As state law provides, the identity of Cohen's accuser is confidential. (Though as reported by the Palm Beach Post's ace scribe Jane Musgrave, it is widely believed that former State Attorney Peter Antonacci dropped the dime on the judge.)
Do jurists surrender all First Amendment rights when they don the robes? We're no legal scholars, but we don't see the charges holding up.
Even in a 1982 reprimand of Orlando Judge William C. Gridley, for meddling on behalf of a defendant, the Supreme Court held that "There is no doubt that a judge in an appropriate forum may express his protest, dissent, and criticism of the present state of the law." Then-Chief Justice Sundberg added that such dissent isn't limited to judicial and legal arenas but includes "a much larger community."
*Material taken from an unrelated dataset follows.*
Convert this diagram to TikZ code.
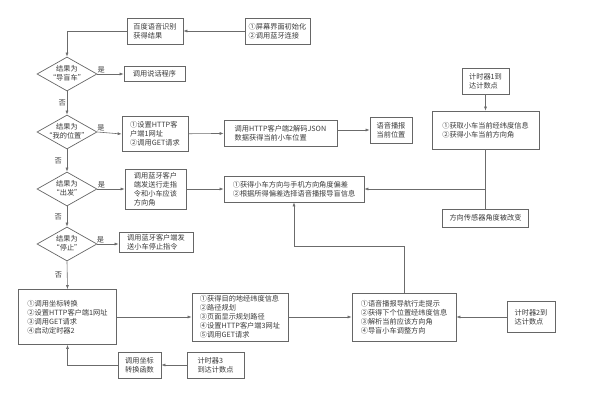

Gridley went on to serve another 25 years on the bench.
Donnie Murrell, though silent on the politics of the Cohen case, bent our ear on a broader question: mandatory minimum sentencing, how it shackles the hands of judges, leads to prison overcrowding and budget shortfalls, and just plain screws folks over on the basis of legal technicalities.
Mandatory minimums "stand justice on its head," Murrell said. "They tie judges' hands and leave 25-year-old prosecutors fresh out of law school, with no life experience, with the authority to choose what to prosecute," effectively determining sentences.
"Where's the justice in that?" Murrell asked. "It's given the U.S. the largest prison population in the world. Doesn't that scare people?"
Murrell probably had mandatory minimums in mind because of another recent case of his. But the injustice of that practice was also a pet peeve of Judge Cohen's, one he spoke out on critically and for which he's now in hot water.
Cohen was right about mandatory minimums and right to speak out.